The “damages” in subsection (1) also include damages caused by the misdating of the bill or the nonreceipt of the goods. Presumably subsection (5) does not require shippers to indemnify carriers for misdating and nonreceipt because it is issuers of bills of lading, not shippers, who are responsible for dating the bills and delivering the goods described in them.

The Official Comment to § 7-301 contains two cross references to other sections in Article 7. See Official Comment to § 7-301 of the Uniform Commercial Code, 2C U.L.A. 173 (Master ed. 1991). One of those sections, § 7-203, imposes liability on issuers of documents of title other than bills of lading for damages caused by the nonreceipt or misdescription of goods. The other section, § 7-309, defines the standard of care required of issuers of bills of lading. (Section 7-309 also states principles applicable to contractual provisions limiting carrier liability and specifying the procedure for bringing claims based on a shipment.) The carrier must “exercise the degree of care in relation to the goods which a reasonably careful [person] would exercise under like circumstances” (emphasis added). G. L. c. 106, § 7-309 (1). No duty of care is stated with regard to anything other than goods.

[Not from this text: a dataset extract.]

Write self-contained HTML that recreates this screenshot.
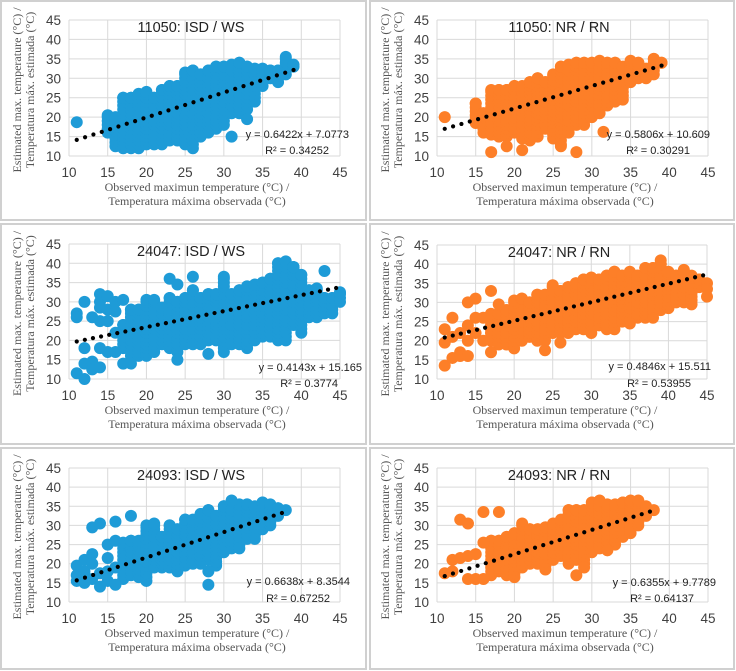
<!DOCTYPE html>
<html><head><meta charset="utf-8">
<style>
html,body{margin:0;padding:0;background:#fff;}
svg{display:block;}
.tk{font-family:"Liberation Sans",sans-serif;font-size:13.5px;fill:#404040;}
.ttl{font-family:"Liberation Sans",sans-serif;font-size:14.5px;fill:#222;}
.eq{font-family:"Liberation Sans",sans-serif;font-size:11px;fill:#222;}
.ax{font-family:"Liberation Serif",serif;font-size:12px;fill:#555;}
</style></head>
<body>
<svg id="chart" width="736" height="671" viewBox="0 0 736 671"></svg>
<script>
// ---- data ----
const panelTitles = ["11050: ISD / WS","11050: NR / RN","24047: ISD / WS","24047: NR / RN","24093: ISD / WS","24093: NR / RN"];
const slopes = [0.6422,0.5806,0.4143,0.4846,0.6638,0.6355];
const intercepts = [7.0773,10.609,15.165,15.511,8.3544,9.7789];
const eqLabels = ["y = 0.6422x + 7.0773","y = 0.5806x + 10.609","y = 0.4143x + 15.165","y = 0.4846x + 15.511","y = 0.6638x + 8.3544","y = 0.6355x + 9.7789"];
const r2Labels = ["R² = 0.34252","R² = 0.30291","R² = 0.3774","R² = 0.53955","R² = 0.67252","R² = 0.64137"];
const trendEnds = [[11,39],[11,39],[11,44.5],[11,44.5],[11,37.5],[11,37.5]];
const xTicks = [10,15,20,25,30,35,40,45];
const yTicks = [10,15,20,25,30,35,40,45];
// column data: observed x, estimated low, estimated high
const p1X=[15,16,17,18,19,20,21,22,23,24,25,26,27,28,29,30,31,32,33,34,35,36,37,38,39];
const p1Lo=[16,12.5,12,12,12,13,13,13,14,14,13,12,15,16,17,18,21,21,22,24,28,30,29,31,33];
const p1Hi=[20.5,20,25,25,26,26.5,25,27,28,28,31.5,32,31,32,33,33,33.5,34,33,32.5,32.5,32,32,35.5,33.5];
const p1Pts=[[11,18.7],[31,15],[33,19.5]];
const p2X=[15,16,17,18,19,20,21,22,23,24,25,26,27,28,29,30,31,32,33,34,35,36,37,38,39];
const p2Lo=[18.5,16,15.5,15,15,16,14.5,14,15,17,14.5,13,16,18,18,20,21,23,24,24.5,29,30,30,31,34];
const p2Hi=[23.5,21,27,27,27,28,28,29,30,29,31,33,33.5,34,34,34,34.5,34,34,33,34.5,34,32.5,35,34];
const p2Pts=[[11,20],[17,11],[19,12.5],[21,11.5],[26,12.5],[28,11],[31.5,16.2]];
const p3X=[17,18,19,20,21,22,23,24,25,26,27,28,29,30,31,32,33,34,35,36,37,38,39,40,41,42,43,44,45];
const p3Lo=[18,16,16,16,17,19,18,17,19,19,19,20,20,17,19,19,18,20,21,21,20,20,24,22,26,26,27,27,30];
const p3Hi=[24,28,28,30.5,30.5,28.5,31,30,31,33,31,32,32,36.5,32,33,34,34.5,35,36,40,40.5,39,37,33,33.5,31,31,32.5];
const p3Pts=[[11,27],[11,26],[11,11.5],[12,30],[12,18],[12,14],[12,10],[13,14.5],[13,12.5],[13,26],[14,32],[14,30],[14,28.5],[14,25],[14,18],[14,13],[15,31.5],[15,28],[15,25],[15,17],[16,30],[16,27.5],[16,22],[16,17],[17,30.5],[17,14],[18,14],[23,36],[24,34.5],[24,15],[26,36.5],[28,16.5],[43,38],[39,39]];
const p4X=[17,18,19,20,21,22,23,24,25,26,27,28,29,30,31,32,33,34,35,36,37,38,39,40,41,42,43,44];
const p4Lo=[20,19,19,18,20,21,20,20,22,22,22,23,23,22,24,23,23,25,24.5,26,26,26,28,28.5,30,30,29.5,34];
const p4Hi=[27,27,28,30.5,31,30,32,32,34.5,33,34,35,36,36.5,36,37,38,37,38,37,39,39,40,38,37,38,37,36];
const p4Pts=[[11,23],[11,19.5],[11,13.5],[12,26],[12,21],[12,15.5],[13,22],[13,17],[13,16],[14,30],[14,24],[14,20],[14,16],[15,31],[15,26],[15,22],[16,26],[16,20],[17,33],[17,17],[18,29.5],[24,17.5],[26,19.5],[39,41],[42,38.5],[45,35],[45,31.5],[45,33.5]];
const p5X=[17,18,19,20,21,22,23,24,25,26,27,28,29,30,31,32,33,34,35,36,37];
const p5Lo=[16,17,16.5,15.5,19,19,19,18,19.5,20,20,21,19.5,23,24,25,26.5,26.5,29,30,32.5];
const p5Hi=[25.5,26,26,30,30.5,27,30,29,31.5,31.5,33,34,32.5,35,34,35.5,35.5,35,36,35.5,34.5];
const p5Pts=[[11,19.5],[11,17],[11,15.5],[12,21],[12,18],[12,15],[13,29.5],[13,22.5],[13,20],[13,16],[14,30.5],[14,17.5],[14,14],[15,25],[15,21.5],[15,18],[15,15.5],[16,31],[16,26],[16,19],[16,14.5],[18,32.5],[28,14.5],[28,18],[31,36.5],[32,24],[38,34]];
const p6X=[17,18,19,20,21,22,23,24,25,26,27,28,29,30,31,32,33,34,35,36,37];
const p6Lo=[17,18,17,16.5,19,20,20,18.5,21,22,20,21,20,23,24,25,25,27,28,30,32.5];
const p6Hi=[26,26,27,28,30.5,29,29,29.5,30.5,31.5,34,34,34,36,35.5,35.5,35.5,36,36.5,36.5,35];
const p6Pts=[[11,17.5],[12,21],[12,18],[13,31.5],[13,21.5],[14,30.5],[14,22],[14,16],[15,22.5],[15,16],[16,33.5],[16,25.5],[16,16],[18,33.5],[28,17],[29,19],[32,23.5],[31,36.5],[38,34]];
const colX=[p1X,p2X,p3X,p4X,p5X,p6X];
const colLo=[p1Lo,p2Lo,p3Lo,p4Lo,p5Lo,p6Lo];
const colHi=[p1Hi,p2Hi,p3Hi,p4Hi,p5Hi,p6Hi];
const extraPts=[p1Pts,p2Pts,p3Pts,p4Pts,p5Pts,p6Pts];

// ---- layout (not data) ----
const NS="http://www.w3.org/2000/svg";
const svg=document.getElementById('chart');
const colors=["#1e9bd7","#fd7f28"];
const boxes=[[1,1,365,219],[370,1,364,219],[1,224,365,220],[370,224,364,220],[1,448,365,221],[370,448,364,221]];
const plots=[[69,340,20,156],[437,708,20,156],[69,340,244,379],[437,707,245,379],[69,340,468,602],[437,708,468,602]];
const eqPos=[[349,138,329,154],[710,138,690,154],[362,371,338,387],[711,370,691,387],[350,585,330,602],[716,586,694,602]];
function mk(tag,attrs,parent){const e=document.createElementNS(NS,tag);for(const k in attrs)e.setAttribute(k,attrs[k]);(parent||svg).appendChild(e);return e;}

for(let p=0;p<6;p++){
  const [x0,x1,yT,yB]=plots[p];
  const sx=v=>x0+(v-10)/35*(x1-x0);
  const sy=v=>yB-(v-10)/35*(yB-yT);
  const g=mk('g',{});
  
  
  const b=boxes[p];
  const fr=mk('rect',{x:b[0],y:b[1],width:b[2],height:b[3],fill:'none',stroke:'#d0d0d0','stroke-width':2},g);
  
  
  xTicks.forEach(t=>{const l=mk('line',{x1:sx(t),x2:sx(t),y1:yT,y2:yB,stroke:'#d9d9d9','stroke-width':1},g);
    
    const tx=mk('text',{x:sx(t),y:yB+21,'text-anchor':'middle',class:'tk'},g);tx.textContent=t;
    });
  yTicks.forEach(t=>{const l=mk('line',{x1:x0,x2:x1,y1:sy(t),y2:sy(t),stroke:'#d9d9d9','stroke-width':1},g);
    
    const tx=mk('text',{x:x0-8,y:sy(t)+5,'text-anchor':'end',class:'tk'},g);tx.textContent=t;
    });
  const col=colors[p%2];
  const xs=colX[p],lo=colLo[p],hi=colHi[p];
  for(let i=0;i<xs.length;i++){
    for(let v=lo[i];v<=hi[i]+0.01;v+=1){
      const c=mk('circle',{cx:sx(xs[i]),cy:sy(Math.min(v,hi[i])),r:6,fill:col},g);
      
    }
    const c=mk('circle',{cx:sx(xs[i]),cy:sy(hi[i]),r:6,fill:col},g);
    
  }
  extraPts[p].forEach(pt=>{const c=mk('circle',{cx:sx(pt[0]),cy:sy(pt[1]),r:6,fill:col},g);
    });
  const [a,bb]=trendEnds[p];
  const n=Math.round((sx(bb)-sx(a))/8.2);
  for(let k=0;k<=n;k++){const xv=a+(bb-a)*k/n;const d=mk('circle',{cx:sx(xv),cy:sy(slopes[p]*xv+intercepts[p]),r:2.1,fill:'#000'},g);
    }
  const t=mk('text',{x:x0+122,y:yT+12,'text-anchor':'middle',class:'ttl'},g);t.textContent=panelTitles[p];
  
  const e=eqPos[p];
  const e1=mk('text',{x:e[0],y:e[1],'text-anchor':'end',class:'eq'},g);e1.textContent=eqLabels[p];
  
  const e2=mk('text',{x:e[2],y:e[3],'text-anchor':'end',class:'eq'},g);e2.textContent=r2Labels[p];
  
  const cx=x0+128;
  const a1=mk('text',{x:cx,y:yB+35,'text-anchor':'middle',class:'ax'},g);a1.textContent='Observed maximun temperature (°C) /';
  
  const a2=mk('text',{x:cx,y:yB+49,'text-anchor':'middle',class:'ax'},g);a2.textContent='Temperatura máxima observada (°C)';
  
  const ycx=(yT+yB)/2+2;
  const y1=mk('text',{x:0,y:0,'text-anchor':'middle',class:'ax',transform:`translate(${x0-48},${ycx}) rotate(-90)`},g);y1.textContent='Estimated max. temperature (°C) /';
  
  const y2=mk('text',{x:0,y:0,'text-anchor':'middle',class:'ax',transform:`translate(${x0-35},${ycx}) rotate(-90)`},g);y2.textContent='Temperatura máx. estimada (°C)';
  
}
</script>
</body></html>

The final sentence of § 7-301 (5), which states that an issuer’s right to indemnity from a shipper “shall in no way limit his responsibility and liability under the contract of carriage to any person other than the shipper,” should not be read as implying the contrary. “Any person” might be taken to imply that the section contemplates the possibility of liability, for a wide range of actions. But the liability contemplated by the sentence is liability “under the contract of carriage.” Claims for negligence and loss of consortium are not claims “under the contract.”